Depending on how a trigger is programmed, it could be the first to capture evidence of new phenomena—or to lose it.  

“Once we lose the data, we lose it forever,” says Georgia Karagiorgi, a professor of physics at Columbia University and the US project manager for the data acquisition system for the Deep Underground Neutrino Experiment. “We need to be constantly looking. We can’t close our eyes.”

The challenge of deciding in a split second which data to keep, some scientists say, could be met with artificial intelligence. 

A numbers game

Discovering new subatomic phenomena often requires amassing a colossal dataset, most of it uninteresting. 

Geiger and Marsden learned this the hard way. Working under the direction of Ernest Rutherford, the two scientists sought to reveal the structures of atoms by sending streams of alpha particles through sheets of gold foil and observing how the particles scattered. They found that for about every 8000 particles that passed straight through the foil, one particle would bounce away as though it had collided with something solid. That was the atom’s nucleus, and its discovery sent physics itself on a new trajectory.

By today’s physics’ standards, Geiger and Marsden’s 1-in-8000 odds look like a safe bet. The Higgs boson is thought to appear in only one out of every 5 billion collisions in the LHC. And scientists have only a small window of time in which to catch them.

“At CMS we have a massive amount of data,” says Princeton physicist Isobel Ojalvo, who has been heavily involved in upgrading the CMS trigger system. “We’re only able to store that data for about three and a half [millionths of a second] before we make decisions about keeping it or throwing it away.”

Illustration: Iceberg of discarded date (something lost)

Illustration by Sandbox Studio, Chicago with Ana Kova

The triggers will soon need to get even faster. In the LHC’s Run 3, set to begin in March 2022, the total number of collisions will equal that of the two previous runs combined. The collision rate will increase dramatically during the LHC’s High-Luminosity era, which is scheduled to begin in 2027 and continue through the 2030s. That’s when the collider's luminosity, a measure of how tightly the crossing beams are packed with particles, is set to increase tenfold over its original design value.

Collecting this data is important because in the coming decade, scientists will intensify their searches for phenomena that are just as mysterious to today’s physicists as atomic nuclei were to Geiger and Marsden. 

A new physics

In 2012, the Higgs boson became the last confirmed elementary particle of the Standard Model, the equation that succinctly describes all known forms of matter and predicts with astonishing accuracy how they interact. 

But there are strong signs that the Standard Model, which has guided physics for nearly 50 years, won’t have the last word. In April, for instance, preliminary results from the Muon g-2 experiment at the US Department of Energy’s Fermi National Accelerator Laboratory offered tantalizing hints that the muon may be interacting with a force or particle the Standard Model doesn’t include. Identifying these phenomena and many others may require a new understanding.
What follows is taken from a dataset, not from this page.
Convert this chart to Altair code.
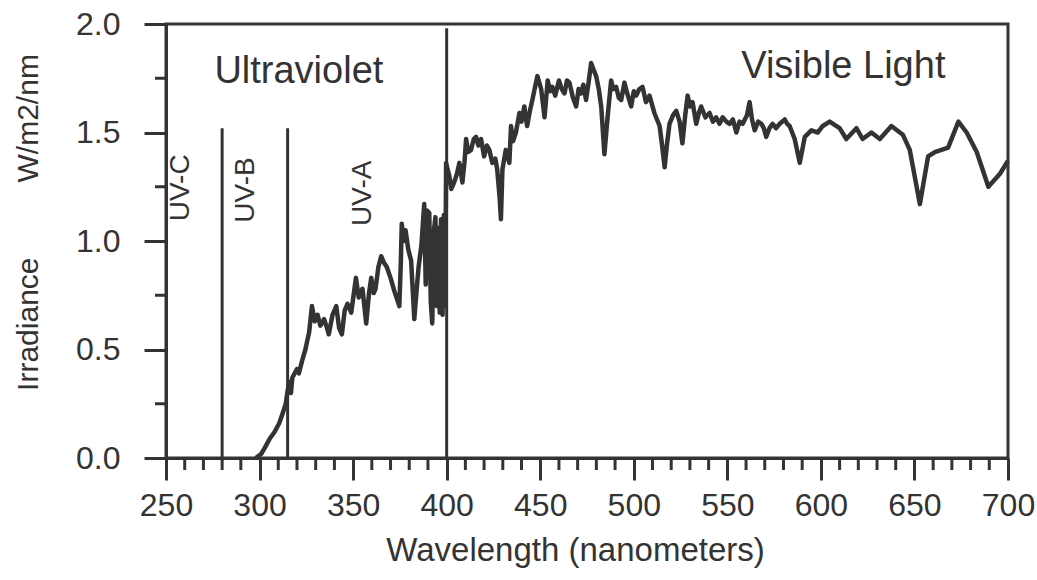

“Given that we have not seen [beyond the Standard Model] physics yet, we need to revolutionize how we collect our data to enable processing data rates at least an order of magnitude higher than achieved thus far,” says MIT physicist Mike Williams, who is a member of the Institute for Research and Innovation in Software for High-Energy Physics, IRIS-HEP, funded by the National Science Foundation.

Physicists agree that future triggers will need to be faster, but there’s less consensus on how they should be programmed. 

“How do we make discoveries when we don’t know what to look for?” asks Peter Elmer, executive director and principal investigator for IRIS-HEP. “We don’t want to throw anything away that might hint at new physics.”

There are two different schools of thought, Ojalvo says. 

The more conservative approach is to search for signatures that match theoretical predictions. “Another way,” she says, “is to look for things that are different from everything else.”

This second option, known as anomaly detection, would scan not for specific signatures, but for anything that deviates from the Standard Model, something that artificial intelligence could help with.

“In the past, we guessed the model and used the trigger system to pick those signatures up,” Ojalvo says.

But “now we’re not finding the new physics that we believe is out there,” Ojalvo says. “It may be that we cannot create those interactions in present-day colliders, but we also need to ask ourselves if we’ve turned over every stone.”

Instead of searching one-by-one for signals predicted by each theory, physicists could deploy to a collider’s trigger system an unsupervised machine-learning algorithm, Ojalvo says. They could train the algorithm only on the collisions it observes, without reference to any other dataset. Over time, the algorithm would learn to distinguish common collision events from rare ones. The approach would not require knowing any details in advance about what new signals might be, and it would avoid bias toward one theory or another.

MIT physicist Philip Harris says that recent advances in artificial intelligence are fueling a growing interest in this approach—but that advocates of “theoryless searches” remain a minority in the physics community. 

More generally, says Harris, using AI for triggers can create opportunities for more innovative ways to acquire data. “The algorithm will be able to recognize the beam conditions and adapt their choices,” he says. “Effectively, it can change itself.”

Programming triggers calls for tradeoffs between efficiency, breadth, accuracy and feasibility. “All of this is wonderful in theory,” says Karagiorgi. “It’s all about hardware resource constraints, power resource constraints, and, of course, cost.”

“Thankfully,” she adds, “we don’t need strychnine.”